Stores many candidate AI models, past LoRA adapter versions, and training checkpoints for rollback. As an internal NVMe, it is far faster than USB-attached storage when a model needs to be pulled from archive to the workspace tier. Since re-downloading models from HuggingFace takes hours, local archival is cost-effective.

Why Optane Matters for RAG

The sole reason for choosing the Optane 905P is random-read latency. RAG vector search is inherently non-sequential — HNSW graph traversal accesses thousands of scattered vectors per query. Here is the performance comparison:

Metric	Optane 905P	Standard NVMe	Difference
4K random read latency	~10 μs	~100 μs	10x faster
4K random write latency	~10 μs	~20 μs	2x faster
Endurance (TBW)	17,520 TB	~1,200 TB	14.6x
Sequential read	2,600 MB/s	7,000 MB/s	NVMe wins
Sequential write	2,200 MB/s	5,000 MB/s	NVMe wins

The latency accumulation is dramatic in practice. Searching 10,000 vectors at 100 μs each takes1 second on standard NVMe; at 10 μs each, Optane completes the same search in0.1 seconds. With 10 concurrent users, the gap widens to 10 seconds versus 1 second. This directly impacts perceived response quality of the AI service.
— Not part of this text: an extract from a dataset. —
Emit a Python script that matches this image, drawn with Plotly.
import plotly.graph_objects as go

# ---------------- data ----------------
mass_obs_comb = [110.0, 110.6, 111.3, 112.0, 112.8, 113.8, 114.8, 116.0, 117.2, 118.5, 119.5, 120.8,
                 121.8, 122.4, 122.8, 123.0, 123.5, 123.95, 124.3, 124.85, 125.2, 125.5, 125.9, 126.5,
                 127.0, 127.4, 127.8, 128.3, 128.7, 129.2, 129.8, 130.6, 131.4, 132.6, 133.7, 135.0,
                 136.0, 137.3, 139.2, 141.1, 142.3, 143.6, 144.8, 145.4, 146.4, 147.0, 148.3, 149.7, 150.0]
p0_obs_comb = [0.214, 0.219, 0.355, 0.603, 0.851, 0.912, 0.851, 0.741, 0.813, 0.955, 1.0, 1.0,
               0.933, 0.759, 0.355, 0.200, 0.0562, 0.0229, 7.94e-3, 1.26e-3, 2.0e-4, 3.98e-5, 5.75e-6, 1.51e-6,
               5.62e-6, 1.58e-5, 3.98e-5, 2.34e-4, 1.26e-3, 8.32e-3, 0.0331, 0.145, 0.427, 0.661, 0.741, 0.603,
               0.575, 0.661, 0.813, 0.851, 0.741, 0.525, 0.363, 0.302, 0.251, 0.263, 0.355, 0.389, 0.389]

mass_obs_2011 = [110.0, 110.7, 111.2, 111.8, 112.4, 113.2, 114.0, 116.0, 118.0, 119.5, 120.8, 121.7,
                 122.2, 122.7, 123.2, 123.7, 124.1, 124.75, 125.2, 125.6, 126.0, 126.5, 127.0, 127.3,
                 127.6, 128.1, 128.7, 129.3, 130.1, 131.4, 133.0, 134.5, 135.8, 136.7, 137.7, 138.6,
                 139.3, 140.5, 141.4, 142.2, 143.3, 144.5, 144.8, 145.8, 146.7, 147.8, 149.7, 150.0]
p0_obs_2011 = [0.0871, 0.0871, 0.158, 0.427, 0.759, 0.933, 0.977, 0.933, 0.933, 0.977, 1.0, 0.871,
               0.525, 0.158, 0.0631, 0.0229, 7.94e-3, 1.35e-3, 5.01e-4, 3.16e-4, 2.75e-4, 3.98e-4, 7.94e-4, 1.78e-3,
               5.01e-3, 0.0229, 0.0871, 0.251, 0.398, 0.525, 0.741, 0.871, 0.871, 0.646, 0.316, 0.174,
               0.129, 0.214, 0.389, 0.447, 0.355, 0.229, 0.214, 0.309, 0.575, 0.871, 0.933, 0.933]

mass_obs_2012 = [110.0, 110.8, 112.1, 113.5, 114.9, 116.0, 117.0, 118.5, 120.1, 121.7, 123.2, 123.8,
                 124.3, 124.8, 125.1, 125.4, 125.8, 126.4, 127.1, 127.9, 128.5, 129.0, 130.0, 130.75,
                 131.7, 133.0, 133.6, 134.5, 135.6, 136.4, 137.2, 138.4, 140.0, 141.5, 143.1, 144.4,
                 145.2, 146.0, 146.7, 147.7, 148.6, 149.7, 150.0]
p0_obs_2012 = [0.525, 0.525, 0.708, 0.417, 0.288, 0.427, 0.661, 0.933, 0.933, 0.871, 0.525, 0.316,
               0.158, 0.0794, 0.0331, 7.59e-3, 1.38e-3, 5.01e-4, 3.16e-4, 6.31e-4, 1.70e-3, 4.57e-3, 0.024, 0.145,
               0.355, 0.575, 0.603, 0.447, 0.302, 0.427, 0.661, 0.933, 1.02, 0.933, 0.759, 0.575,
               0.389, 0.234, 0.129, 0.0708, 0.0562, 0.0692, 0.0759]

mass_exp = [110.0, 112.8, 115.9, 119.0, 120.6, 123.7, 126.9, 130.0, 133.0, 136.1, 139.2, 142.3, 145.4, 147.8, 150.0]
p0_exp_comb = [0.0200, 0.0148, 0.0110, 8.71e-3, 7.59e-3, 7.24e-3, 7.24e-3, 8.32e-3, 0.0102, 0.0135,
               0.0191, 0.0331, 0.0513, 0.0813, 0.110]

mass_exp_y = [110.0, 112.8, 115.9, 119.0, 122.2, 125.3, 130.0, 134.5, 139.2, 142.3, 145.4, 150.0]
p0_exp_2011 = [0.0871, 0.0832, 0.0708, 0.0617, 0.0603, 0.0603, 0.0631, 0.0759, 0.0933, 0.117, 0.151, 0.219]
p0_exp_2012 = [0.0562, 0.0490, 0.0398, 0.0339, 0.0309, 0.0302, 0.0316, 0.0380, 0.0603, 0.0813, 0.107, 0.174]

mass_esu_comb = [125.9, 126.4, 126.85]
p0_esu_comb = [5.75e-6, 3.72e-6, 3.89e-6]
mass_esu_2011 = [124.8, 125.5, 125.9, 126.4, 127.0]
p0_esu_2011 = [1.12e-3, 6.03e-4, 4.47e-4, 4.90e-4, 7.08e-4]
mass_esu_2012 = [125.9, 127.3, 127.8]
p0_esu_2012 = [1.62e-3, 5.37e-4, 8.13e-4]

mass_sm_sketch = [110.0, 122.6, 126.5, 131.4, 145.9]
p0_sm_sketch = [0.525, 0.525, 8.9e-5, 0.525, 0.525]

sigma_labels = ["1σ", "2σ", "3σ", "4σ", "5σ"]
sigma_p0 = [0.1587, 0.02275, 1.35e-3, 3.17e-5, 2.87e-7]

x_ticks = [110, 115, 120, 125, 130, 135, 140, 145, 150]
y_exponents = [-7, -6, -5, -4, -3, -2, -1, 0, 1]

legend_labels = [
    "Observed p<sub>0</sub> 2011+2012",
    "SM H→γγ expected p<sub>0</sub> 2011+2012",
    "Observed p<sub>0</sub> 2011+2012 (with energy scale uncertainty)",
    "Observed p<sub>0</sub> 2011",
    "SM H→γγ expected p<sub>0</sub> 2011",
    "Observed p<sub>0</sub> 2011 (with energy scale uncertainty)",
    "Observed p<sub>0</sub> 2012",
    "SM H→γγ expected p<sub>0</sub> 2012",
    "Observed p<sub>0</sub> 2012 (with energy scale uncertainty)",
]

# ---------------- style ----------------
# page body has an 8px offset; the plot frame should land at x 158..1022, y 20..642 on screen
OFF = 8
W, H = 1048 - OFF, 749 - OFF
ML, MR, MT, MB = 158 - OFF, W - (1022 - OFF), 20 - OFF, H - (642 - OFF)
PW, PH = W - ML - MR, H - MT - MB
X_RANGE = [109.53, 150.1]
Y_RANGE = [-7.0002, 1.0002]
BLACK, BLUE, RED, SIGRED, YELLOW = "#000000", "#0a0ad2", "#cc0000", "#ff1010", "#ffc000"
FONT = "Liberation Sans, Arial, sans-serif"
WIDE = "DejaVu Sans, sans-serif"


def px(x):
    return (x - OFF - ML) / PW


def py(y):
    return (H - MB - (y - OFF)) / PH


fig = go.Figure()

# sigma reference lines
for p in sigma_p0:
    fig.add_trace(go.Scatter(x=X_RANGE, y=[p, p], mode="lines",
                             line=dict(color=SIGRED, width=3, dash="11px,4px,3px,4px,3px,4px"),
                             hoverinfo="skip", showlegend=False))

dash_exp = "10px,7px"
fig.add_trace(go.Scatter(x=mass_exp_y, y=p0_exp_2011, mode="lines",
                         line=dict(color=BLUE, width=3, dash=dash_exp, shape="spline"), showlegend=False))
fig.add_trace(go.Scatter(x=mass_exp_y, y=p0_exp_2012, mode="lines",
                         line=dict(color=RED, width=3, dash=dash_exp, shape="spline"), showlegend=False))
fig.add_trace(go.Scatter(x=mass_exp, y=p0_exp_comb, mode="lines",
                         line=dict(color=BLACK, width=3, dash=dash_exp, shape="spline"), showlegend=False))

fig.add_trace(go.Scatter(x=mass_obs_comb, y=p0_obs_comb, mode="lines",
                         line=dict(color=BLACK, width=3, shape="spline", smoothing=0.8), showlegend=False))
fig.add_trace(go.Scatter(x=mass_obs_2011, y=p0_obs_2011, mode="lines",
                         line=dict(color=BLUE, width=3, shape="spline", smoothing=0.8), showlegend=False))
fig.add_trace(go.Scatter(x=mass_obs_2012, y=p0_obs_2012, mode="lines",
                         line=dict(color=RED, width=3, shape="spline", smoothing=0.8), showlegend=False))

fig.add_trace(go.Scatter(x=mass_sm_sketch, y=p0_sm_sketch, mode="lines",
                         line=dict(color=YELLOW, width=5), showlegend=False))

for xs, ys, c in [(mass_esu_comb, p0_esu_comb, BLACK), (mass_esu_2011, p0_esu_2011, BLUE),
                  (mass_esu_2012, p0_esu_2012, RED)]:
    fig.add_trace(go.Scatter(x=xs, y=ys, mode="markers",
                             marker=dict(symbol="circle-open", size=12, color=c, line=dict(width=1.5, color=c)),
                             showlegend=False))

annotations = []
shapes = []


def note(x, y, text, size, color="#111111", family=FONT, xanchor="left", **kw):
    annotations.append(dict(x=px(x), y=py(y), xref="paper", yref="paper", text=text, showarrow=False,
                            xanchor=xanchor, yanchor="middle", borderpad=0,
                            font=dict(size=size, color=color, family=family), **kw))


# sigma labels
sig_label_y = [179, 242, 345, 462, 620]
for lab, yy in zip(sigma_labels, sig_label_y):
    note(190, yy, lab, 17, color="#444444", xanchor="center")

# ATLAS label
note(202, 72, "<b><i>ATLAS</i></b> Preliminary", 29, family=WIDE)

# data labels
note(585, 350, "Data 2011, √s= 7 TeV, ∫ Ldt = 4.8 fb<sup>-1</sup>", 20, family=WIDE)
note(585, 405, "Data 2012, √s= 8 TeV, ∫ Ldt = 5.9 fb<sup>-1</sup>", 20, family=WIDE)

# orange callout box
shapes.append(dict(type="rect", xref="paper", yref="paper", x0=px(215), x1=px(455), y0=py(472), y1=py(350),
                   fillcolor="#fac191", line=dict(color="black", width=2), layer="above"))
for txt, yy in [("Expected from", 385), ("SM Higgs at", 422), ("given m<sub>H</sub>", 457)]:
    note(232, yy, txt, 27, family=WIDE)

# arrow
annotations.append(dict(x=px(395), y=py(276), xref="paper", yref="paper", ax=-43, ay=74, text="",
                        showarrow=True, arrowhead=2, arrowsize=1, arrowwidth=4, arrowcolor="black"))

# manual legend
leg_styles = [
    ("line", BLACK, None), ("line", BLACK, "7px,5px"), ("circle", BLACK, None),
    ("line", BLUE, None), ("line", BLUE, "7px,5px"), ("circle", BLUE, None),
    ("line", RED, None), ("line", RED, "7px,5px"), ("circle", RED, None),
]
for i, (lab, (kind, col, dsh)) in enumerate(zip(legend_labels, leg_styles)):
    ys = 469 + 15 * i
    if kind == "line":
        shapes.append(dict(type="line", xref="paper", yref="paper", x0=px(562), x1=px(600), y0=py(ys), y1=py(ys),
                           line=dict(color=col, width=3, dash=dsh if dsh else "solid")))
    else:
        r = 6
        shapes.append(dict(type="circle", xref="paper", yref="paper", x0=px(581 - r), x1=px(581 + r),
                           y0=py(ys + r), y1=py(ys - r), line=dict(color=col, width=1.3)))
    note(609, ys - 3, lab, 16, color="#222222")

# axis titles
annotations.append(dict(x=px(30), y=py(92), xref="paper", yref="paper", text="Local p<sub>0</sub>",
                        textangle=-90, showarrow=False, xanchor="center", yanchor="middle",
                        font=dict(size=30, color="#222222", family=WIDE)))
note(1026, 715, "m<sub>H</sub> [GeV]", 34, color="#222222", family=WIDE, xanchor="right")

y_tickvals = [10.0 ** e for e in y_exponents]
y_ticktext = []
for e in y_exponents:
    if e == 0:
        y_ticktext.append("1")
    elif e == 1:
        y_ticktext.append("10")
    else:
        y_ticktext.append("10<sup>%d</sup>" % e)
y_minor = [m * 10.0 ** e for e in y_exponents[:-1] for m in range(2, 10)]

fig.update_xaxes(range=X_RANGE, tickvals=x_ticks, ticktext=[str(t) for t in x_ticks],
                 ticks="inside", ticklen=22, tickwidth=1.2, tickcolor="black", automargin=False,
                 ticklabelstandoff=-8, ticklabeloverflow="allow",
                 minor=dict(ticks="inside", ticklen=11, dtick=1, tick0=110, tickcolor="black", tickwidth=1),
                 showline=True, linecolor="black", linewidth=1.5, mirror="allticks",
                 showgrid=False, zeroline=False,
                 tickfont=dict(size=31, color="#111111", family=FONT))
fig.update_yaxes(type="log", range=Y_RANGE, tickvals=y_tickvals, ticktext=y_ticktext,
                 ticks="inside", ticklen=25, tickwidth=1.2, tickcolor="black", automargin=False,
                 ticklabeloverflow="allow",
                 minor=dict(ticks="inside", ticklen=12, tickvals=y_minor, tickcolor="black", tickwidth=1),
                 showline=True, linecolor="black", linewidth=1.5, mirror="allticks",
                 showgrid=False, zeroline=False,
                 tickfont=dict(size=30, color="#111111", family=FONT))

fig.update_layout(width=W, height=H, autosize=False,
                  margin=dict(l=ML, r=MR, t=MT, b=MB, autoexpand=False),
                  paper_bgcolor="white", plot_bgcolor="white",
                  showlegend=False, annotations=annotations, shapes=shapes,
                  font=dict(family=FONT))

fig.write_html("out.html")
The trade-off: Optane's sequential throughput is 2–3x slower than modern NVMe. That is exactly why model loading (sequential reads) stays on the workspace NVMe while vector search (random reads) goes to Optane. Note that the Optane 905P is a discontinued product (Intel exited the Optane business), but units are available on the secondary market at reasonable prices.

Data Flow Between Tiers

AI Model Flow

Models follow a defined path through the tiers:

Download — Pull from HuggingFace to Tier 2 (archival NVMe).
Test — Copy to Tier 1 (workspace NVMe), run SGLang serving tests.
Deploy — If the test passes, the model stays on Tier 1 for production serving.
Archive — Failed candidates remain on Tier 2 for potential future use.
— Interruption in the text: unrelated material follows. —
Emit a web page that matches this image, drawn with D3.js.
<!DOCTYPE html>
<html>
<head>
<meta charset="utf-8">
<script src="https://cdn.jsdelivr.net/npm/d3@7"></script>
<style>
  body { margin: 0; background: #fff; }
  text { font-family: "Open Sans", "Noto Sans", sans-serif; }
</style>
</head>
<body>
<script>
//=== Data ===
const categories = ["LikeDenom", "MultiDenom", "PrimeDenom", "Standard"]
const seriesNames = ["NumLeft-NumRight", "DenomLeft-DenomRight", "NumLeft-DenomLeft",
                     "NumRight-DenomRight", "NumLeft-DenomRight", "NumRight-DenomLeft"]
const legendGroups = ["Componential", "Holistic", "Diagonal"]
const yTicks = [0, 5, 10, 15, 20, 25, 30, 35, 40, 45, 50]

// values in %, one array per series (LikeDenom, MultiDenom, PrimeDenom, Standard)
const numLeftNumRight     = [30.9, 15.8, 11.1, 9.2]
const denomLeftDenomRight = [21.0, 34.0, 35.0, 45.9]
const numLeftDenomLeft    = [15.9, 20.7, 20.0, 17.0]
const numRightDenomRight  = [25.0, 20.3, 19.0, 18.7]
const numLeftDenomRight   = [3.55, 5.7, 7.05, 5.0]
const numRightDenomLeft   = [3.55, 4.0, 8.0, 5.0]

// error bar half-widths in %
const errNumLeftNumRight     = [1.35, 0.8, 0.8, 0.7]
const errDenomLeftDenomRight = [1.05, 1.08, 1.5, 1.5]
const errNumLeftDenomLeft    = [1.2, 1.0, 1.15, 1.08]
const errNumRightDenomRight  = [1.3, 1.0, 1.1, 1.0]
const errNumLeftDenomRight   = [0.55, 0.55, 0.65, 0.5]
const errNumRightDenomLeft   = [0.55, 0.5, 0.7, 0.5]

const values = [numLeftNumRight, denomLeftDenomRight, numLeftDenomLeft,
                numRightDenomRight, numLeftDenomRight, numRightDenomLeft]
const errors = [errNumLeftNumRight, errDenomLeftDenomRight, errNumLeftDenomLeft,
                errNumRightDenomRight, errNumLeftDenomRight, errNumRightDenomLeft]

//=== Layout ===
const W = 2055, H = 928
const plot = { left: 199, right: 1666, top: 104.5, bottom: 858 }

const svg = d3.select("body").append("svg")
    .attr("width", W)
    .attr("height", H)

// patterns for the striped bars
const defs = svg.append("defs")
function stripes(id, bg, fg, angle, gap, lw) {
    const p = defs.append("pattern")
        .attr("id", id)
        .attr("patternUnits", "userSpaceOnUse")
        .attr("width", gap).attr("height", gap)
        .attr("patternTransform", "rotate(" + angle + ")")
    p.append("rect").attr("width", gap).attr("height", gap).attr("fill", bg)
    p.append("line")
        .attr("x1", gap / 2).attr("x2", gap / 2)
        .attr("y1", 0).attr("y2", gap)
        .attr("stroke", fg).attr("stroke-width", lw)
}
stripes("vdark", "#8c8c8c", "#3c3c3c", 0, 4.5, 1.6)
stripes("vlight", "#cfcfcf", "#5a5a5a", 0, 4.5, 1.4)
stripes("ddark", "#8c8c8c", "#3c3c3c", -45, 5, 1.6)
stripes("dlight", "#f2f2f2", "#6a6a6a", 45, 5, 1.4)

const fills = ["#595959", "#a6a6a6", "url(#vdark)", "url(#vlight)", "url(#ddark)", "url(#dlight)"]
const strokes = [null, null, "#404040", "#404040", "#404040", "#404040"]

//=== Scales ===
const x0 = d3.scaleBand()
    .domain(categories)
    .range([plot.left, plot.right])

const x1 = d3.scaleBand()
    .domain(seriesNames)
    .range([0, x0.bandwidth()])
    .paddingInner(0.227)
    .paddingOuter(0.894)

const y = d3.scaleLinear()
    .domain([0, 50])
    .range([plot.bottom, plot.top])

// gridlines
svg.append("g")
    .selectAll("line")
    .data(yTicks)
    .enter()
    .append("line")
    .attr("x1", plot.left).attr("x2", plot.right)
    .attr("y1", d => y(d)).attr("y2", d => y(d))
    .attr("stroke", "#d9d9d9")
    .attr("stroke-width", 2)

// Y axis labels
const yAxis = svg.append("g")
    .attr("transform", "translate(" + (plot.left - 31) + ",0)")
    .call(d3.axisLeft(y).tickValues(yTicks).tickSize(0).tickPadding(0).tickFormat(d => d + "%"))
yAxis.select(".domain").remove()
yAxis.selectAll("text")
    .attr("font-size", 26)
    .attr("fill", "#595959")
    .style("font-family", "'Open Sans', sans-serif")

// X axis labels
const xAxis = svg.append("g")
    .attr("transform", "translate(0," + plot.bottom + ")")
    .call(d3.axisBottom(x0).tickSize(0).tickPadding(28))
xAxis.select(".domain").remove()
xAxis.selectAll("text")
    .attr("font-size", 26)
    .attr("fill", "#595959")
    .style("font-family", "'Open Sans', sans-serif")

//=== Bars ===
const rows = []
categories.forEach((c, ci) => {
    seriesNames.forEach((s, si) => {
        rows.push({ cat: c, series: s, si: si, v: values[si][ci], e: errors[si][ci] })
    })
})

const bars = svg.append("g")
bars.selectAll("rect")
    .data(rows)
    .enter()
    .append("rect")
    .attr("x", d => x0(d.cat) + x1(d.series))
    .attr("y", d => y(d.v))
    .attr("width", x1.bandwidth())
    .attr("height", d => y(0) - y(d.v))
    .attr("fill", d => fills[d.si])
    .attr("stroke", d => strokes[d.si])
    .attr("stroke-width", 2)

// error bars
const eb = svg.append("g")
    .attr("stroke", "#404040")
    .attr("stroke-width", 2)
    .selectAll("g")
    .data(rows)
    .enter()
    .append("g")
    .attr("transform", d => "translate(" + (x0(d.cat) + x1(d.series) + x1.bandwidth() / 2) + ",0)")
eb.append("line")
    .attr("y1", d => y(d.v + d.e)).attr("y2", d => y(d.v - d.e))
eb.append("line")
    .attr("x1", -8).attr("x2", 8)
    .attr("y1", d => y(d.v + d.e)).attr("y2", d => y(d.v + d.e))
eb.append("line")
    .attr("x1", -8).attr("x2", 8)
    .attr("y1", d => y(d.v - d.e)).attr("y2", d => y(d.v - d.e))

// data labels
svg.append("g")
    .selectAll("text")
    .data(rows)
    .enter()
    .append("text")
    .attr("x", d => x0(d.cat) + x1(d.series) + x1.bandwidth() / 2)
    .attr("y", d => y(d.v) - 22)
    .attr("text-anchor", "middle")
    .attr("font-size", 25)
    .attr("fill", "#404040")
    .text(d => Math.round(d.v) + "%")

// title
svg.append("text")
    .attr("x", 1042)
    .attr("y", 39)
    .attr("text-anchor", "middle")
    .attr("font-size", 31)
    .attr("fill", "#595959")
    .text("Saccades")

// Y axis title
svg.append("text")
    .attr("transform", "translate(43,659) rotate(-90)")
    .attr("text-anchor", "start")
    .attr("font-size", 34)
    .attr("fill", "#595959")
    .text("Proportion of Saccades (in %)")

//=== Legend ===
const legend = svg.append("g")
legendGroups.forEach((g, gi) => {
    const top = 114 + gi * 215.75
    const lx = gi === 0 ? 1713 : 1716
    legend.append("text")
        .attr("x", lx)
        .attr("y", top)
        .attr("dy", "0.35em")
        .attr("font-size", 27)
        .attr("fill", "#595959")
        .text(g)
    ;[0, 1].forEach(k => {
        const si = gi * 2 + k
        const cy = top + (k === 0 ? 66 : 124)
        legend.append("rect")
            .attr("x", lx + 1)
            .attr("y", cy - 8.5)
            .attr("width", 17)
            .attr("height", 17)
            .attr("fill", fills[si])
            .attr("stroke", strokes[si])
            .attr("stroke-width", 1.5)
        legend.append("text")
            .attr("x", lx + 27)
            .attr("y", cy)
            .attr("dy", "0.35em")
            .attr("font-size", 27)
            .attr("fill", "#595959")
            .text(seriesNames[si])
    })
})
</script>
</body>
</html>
Core rule: only one serving model lives on Tier 1 at a time. Once a base model is confirmed, it is not swapped — changing it requires retraining all LoRA adapters.

Service Data Flow

Data	Storage Location	I/O Pattern	Impact if Lost
RAG vector DB	Tier 0 (Optane)	Random-read heavy	Re-indexing required
Chat log DB	Tier 0 (Optane)	Write heavy	Service data lost
Active LoRA adapters	Tier 0 (Optane)	Read at model load	Retraining required
Serving base model	Tier 1 (workspace NVMe)	Sequential read at startup	Re-downloadable
PoC / test artifacts	Tier 1 (workspace NVMe)	Mixed	Safely deletable
Model archive	Tier 2 (archival NVMe)	Low frequency	Re-download (hours)

Cold Backup Strategy

The internal drives are self-sufficient for full service operation. Cold backup runs on a separate server using NFS pull-mode — the backup server fetches data from the AI server via cron, rather than the AI server pushing to the backup.
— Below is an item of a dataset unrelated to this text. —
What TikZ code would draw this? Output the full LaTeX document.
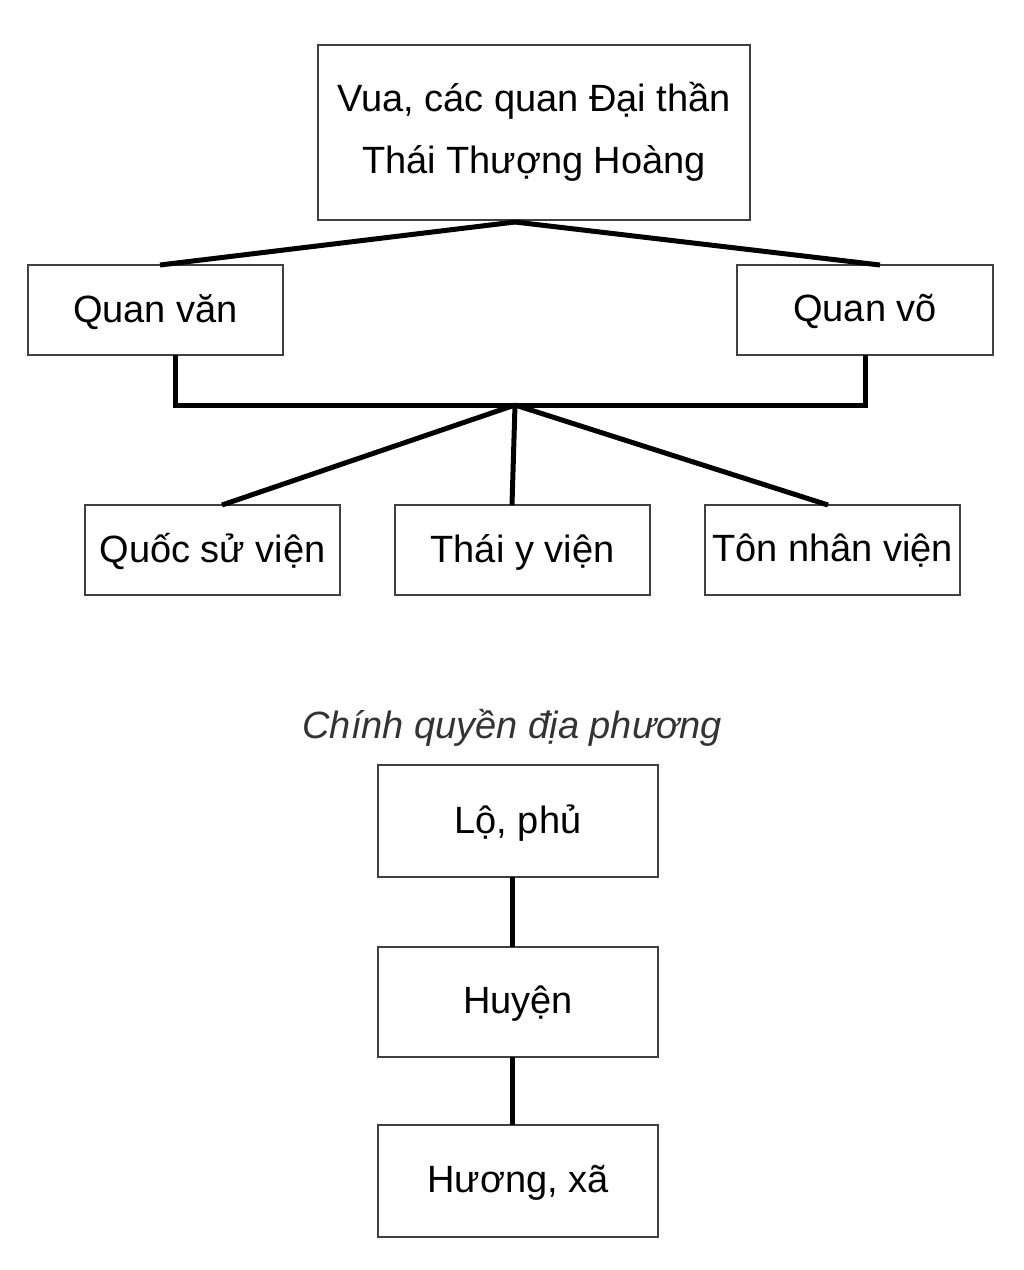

Backup Server Specifications

CPU: 8-core (low-power mobile CPU) / RAM: 32 GB / OS: NVMe SSD
Backup storage: Enterprise SATA HDD x 2 (7200 RPM)
Dual 1 Gbps NICs for redundancy
NFS server with subnet-only access, UFW firewall (SSH + NFS only)
SMART monitoring via 30-minute cron with 60 C alert threshold

Why Pull-Mode Backup

If the AI server is compromised, a push-mode backup could propagate corrupted or encrypted data to the backup server. In pull mode, the backup server initiates all transfers — the AI server has no write access to the backup volume. Backup targets include configuration files, Optane snapshots, LoRA adapters, reverse-proxy configs, website databases, and certificates. OS and packages are excluded — they can be reinstalled.

Storage Design Principles

Separate by I/O pattern — Random reads (Optane), sequential reads (NVMe), bulk archival (dedicated NVMe). Never mix all workloads on a single drive.
Place service-critical data on the fastest tier — RAG search, chat logs, and active LoRA adapters go on Optane because they directly determine user-facing response quality.
Self-sufficient internal drives — The server operates fully without the backup server. Independence equals resilience.
Pull-mode backup for security — The backup server fetches; the AI server never writes to backup. This protects backups even if the production server is compromised.

Storage architecture is not as glamorous as GPU specs, but it determines the perceived quality of every AI service interaction. Optane's 10 μs random-read advantage over standard NVMe is measurable in RAG search latency — and that latency is exactly what end users feel when they wait for an answer.